Effect of Different N:P Ratios on the Growth, Toxicity, and Toxin Profile of Gymnodinium catenatum (Dinophyceae) Strains from the Gulf of California.

Abstract

The harmful microalgae Gymnodinium catenatum is a unique naked dinoflagellate that produces paralytic shellfish poisoning toxins (PSTs). This species is common along the coasts of the Mexican Pacific and is responsible for paralytic shellfish poisoning, which has resulted in notable financial losses in both fisheries and aquaculture. In the Gulf of California, G. catenatum has been related to mass mortality events in fish, shrimp, seabirds, and marine mammals. In this study, the growth, toxin profiles, and toxin content of four G. catenatum strains isolated from Bahía de La Paz (BAPAZ) and Bahía de Mazatlán (BAMAZ) were evaluated with different N:P ratios, keeping the phosphorus concentration constant. All strains were cultivated in semi-continuous cultures (200 mL, 21.0 °C, 120 µmol photon m−2s−1, and a 12:12 h light-dark cycle) with f/2 + Se medium using N:P ratios of: 4:1, 8:1, 16:1, 32:1, and 64:1. Paralytic toxins were analyzed by HPLC with fluorescence detection.
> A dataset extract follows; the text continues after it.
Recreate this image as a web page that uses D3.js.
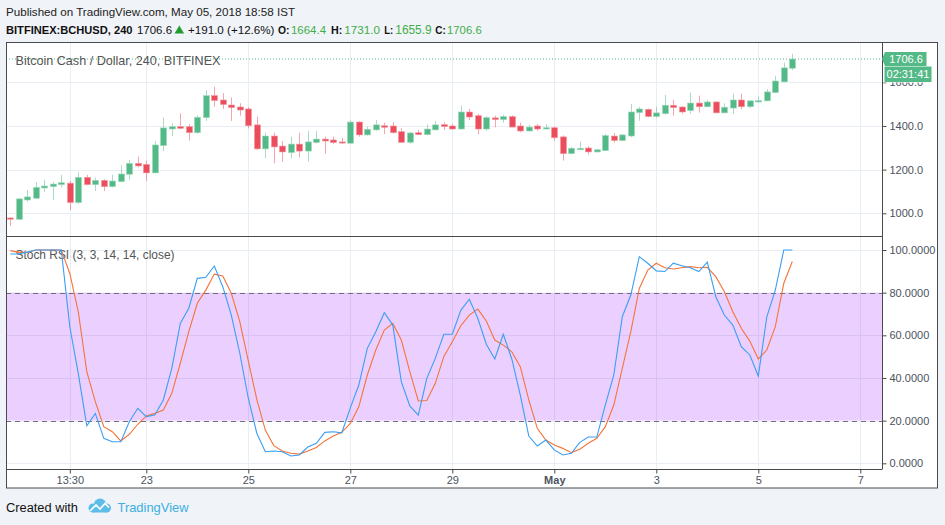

Maximum cellular abundance and growth were obtained at an N:P ratio of 64:1 (3188 cells mL−1 and 0.34 div day−1) with the BAMAZ and BAPAZ strains. A total of ten saxitoxin analogs dominated by N-sulfocarbamoyl (60–90 mol%), decarbamoyl (10–20 mol%), and carbamoyl (5–10 mol%) toxins were detected. The different N:P ratios did not cause significant changes in the PST content or toxin profiles of the strains from both bays, although they did affect cell abundance.